— Start of Data to use —

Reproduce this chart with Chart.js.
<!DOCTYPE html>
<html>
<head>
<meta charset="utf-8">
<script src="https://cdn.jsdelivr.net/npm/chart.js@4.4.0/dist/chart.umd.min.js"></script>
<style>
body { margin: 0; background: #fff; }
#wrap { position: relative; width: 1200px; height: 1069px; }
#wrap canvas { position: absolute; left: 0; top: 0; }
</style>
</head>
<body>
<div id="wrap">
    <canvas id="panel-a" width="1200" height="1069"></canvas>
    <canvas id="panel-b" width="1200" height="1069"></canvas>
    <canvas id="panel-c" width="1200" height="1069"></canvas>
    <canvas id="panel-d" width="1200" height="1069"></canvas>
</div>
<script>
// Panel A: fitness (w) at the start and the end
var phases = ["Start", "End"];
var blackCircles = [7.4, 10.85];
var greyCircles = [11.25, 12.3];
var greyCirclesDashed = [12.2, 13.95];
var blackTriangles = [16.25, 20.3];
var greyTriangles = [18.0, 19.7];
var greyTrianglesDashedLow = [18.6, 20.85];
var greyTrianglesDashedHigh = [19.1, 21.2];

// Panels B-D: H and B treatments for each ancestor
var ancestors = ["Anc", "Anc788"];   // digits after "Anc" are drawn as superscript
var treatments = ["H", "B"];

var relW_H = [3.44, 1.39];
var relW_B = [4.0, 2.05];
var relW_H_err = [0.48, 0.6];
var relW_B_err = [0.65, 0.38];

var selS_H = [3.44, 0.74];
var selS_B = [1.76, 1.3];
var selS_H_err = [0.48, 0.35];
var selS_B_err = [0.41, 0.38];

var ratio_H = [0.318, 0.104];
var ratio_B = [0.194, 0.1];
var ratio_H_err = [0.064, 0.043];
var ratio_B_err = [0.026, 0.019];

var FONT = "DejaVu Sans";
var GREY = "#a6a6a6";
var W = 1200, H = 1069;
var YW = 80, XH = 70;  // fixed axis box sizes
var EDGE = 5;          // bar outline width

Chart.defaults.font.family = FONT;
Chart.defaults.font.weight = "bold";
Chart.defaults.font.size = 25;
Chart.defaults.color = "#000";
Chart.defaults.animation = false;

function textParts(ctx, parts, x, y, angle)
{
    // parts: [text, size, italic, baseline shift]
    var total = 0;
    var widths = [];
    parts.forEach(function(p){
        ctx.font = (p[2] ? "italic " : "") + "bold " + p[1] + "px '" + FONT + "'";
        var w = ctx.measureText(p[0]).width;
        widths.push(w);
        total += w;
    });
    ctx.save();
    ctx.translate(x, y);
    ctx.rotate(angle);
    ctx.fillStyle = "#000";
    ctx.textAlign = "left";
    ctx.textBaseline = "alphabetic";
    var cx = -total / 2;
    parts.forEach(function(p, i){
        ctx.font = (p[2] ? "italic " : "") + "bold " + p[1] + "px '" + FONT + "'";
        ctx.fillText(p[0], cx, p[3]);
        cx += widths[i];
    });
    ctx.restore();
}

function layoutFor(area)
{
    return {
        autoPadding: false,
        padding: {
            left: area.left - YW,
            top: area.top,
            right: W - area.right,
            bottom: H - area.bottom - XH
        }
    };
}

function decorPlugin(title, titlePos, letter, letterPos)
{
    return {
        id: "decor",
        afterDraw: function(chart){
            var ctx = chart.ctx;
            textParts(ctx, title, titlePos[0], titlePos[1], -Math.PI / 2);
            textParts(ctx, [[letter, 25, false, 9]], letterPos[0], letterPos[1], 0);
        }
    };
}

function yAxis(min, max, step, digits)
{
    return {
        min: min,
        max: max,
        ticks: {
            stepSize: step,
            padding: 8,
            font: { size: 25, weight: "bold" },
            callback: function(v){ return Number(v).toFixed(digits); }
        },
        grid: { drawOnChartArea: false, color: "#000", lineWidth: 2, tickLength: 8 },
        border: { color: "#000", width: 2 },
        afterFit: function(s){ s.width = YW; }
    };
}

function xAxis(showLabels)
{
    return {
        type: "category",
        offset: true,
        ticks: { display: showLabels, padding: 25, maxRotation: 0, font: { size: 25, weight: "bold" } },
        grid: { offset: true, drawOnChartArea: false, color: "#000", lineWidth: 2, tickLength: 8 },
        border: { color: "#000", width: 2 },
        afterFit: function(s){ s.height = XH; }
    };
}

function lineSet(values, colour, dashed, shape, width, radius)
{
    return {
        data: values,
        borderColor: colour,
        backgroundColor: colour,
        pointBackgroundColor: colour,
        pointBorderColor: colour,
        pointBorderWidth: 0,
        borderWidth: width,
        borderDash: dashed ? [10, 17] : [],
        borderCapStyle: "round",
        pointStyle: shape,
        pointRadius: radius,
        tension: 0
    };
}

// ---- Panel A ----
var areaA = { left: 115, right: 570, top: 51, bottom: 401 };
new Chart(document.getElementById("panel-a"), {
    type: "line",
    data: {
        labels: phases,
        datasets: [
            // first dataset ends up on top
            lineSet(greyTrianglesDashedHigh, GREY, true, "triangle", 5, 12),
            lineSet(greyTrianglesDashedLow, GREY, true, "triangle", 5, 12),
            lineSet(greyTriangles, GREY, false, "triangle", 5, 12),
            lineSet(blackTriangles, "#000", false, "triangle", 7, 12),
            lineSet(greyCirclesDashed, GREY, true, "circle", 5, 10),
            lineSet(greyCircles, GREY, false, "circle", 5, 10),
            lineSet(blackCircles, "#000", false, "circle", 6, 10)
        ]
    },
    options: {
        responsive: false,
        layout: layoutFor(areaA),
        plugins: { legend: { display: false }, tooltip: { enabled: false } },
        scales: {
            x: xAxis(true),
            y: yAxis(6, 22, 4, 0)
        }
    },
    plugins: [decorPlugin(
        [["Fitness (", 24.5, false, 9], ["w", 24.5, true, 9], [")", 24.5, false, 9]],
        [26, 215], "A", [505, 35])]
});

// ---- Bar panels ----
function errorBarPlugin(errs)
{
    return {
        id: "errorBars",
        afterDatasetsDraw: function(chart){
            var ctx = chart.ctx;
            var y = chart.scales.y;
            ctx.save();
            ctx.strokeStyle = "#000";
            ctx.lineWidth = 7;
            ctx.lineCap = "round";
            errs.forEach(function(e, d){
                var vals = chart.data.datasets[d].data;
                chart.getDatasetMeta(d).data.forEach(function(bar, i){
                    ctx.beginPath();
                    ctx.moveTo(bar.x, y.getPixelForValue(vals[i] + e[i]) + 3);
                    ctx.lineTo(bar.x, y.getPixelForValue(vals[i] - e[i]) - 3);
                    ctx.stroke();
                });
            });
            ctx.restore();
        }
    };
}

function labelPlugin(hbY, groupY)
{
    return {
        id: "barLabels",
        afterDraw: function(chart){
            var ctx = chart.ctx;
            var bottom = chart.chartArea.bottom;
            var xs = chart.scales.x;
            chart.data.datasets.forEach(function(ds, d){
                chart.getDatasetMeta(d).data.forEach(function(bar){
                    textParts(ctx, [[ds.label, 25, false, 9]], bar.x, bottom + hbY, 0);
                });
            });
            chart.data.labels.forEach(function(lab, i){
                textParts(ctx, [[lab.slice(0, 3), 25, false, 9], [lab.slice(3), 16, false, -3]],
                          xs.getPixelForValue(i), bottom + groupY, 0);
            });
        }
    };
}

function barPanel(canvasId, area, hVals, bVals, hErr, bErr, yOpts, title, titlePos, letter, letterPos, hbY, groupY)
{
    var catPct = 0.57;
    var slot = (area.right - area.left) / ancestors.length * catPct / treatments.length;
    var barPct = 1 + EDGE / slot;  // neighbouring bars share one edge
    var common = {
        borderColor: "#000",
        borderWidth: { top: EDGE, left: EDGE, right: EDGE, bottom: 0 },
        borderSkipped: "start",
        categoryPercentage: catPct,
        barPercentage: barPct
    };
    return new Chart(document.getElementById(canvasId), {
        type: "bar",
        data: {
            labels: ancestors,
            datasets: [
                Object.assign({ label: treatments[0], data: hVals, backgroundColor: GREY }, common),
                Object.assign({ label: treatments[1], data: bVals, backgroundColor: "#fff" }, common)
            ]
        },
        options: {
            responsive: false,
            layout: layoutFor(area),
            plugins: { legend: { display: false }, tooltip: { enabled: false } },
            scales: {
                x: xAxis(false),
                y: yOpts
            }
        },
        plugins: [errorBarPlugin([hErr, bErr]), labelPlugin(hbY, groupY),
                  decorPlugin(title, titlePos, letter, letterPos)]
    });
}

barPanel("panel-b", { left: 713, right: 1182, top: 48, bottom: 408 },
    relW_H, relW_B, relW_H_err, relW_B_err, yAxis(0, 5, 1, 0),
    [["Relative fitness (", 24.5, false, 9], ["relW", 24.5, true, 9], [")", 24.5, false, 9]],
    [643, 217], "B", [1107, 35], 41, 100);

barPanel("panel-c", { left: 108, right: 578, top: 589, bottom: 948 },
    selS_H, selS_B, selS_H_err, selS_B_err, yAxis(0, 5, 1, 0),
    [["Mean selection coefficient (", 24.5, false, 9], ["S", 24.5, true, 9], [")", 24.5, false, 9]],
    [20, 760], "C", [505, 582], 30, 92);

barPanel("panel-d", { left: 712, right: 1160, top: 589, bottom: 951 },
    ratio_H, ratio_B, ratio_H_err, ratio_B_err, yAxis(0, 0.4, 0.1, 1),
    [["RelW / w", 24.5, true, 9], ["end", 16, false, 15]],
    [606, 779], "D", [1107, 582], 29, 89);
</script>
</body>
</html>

— End of Data to use —
— Start of Data to use —

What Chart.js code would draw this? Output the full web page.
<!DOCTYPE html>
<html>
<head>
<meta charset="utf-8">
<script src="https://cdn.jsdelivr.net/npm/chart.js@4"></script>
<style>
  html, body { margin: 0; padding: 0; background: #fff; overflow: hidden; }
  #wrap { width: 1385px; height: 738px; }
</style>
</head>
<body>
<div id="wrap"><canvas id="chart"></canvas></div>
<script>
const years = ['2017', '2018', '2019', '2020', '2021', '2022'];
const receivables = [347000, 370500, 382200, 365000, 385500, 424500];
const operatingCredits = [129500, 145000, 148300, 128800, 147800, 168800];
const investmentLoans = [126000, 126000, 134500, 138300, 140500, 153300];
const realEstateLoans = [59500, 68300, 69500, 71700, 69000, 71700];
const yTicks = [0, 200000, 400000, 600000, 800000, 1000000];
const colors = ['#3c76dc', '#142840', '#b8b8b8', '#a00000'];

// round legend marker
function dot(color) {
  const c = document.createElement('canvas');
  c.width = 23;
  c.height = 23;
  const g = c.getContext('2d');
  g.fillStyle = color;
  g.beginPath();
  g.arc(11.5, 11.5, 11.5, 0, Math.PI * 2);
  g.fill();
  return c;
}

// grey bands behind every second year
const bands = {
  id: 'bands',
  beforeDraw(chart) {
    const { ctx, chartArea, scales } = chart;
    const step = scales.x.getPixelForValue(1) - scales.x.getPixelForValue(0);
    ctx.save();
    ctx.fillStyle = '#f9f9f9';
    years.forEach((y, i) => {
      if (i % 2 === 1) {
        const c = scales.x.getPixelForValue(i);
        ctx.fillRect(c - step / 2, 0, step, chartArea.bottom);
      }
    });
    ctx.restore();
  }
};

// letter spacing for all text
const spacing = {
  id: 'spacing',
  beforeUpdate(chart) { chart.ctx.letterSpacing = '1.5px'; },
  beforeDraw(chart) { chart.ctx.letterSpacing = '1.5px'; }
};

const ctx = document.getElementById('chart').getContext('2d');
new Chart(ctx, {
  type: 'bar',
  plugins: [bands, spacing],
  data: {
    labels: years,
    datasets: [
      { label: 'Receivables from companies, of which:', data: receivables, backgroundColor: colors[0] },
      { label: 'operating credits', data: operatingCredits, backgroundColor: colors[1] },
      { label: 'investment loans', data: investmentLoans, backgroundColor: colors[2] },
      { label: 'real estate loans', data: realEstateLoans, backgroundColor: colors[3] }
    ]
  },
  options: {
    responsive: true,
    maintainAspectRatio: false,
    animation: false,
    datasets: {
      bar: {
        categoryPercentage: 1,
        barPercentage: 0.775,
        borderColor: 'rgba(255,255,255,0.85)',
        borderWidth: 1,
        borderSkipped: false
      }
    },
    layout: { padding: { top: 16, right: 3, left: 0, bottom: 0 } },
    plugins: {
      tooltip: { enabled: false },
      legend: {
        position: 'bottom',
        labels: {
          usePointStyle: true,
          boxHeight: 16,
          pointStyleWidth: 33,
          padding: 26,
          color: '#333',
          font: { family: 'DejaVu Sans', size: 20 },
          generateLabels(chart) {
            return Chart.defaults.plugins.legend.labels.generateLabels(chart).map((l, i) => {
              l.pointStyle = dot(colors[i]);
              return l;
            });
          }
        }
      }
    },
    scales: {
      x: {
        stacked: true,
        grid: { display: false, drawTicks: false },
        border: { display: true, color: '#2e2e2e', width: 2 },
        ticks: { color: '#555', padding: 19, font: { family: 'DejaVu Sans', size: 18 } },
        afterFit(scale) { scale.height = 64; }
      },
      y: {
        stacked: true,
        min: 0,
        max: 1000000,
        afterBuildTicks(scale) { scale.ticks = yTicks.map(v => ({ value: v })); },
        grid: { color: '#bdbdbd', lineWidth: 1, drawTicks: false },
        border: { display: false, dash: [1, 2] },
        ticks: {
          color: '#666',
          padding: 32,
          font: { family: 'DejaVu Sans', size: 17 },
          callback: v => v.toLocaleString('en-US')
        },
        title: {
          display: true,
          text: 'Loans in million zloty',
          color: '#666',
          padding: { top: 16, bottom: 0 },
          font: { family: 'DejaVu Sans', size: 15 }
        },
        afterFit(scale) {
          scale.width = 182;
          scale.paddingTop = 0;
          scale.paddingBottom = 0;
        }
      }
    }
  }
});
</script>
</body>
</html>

— End of Data to use —

» **Requirement**:
Using the records given above, list every line that includes the word "this".

» **Exercise output**:
Reproduce this chart with Chart.js.
What Chart.js code would draw this? Output the full web page.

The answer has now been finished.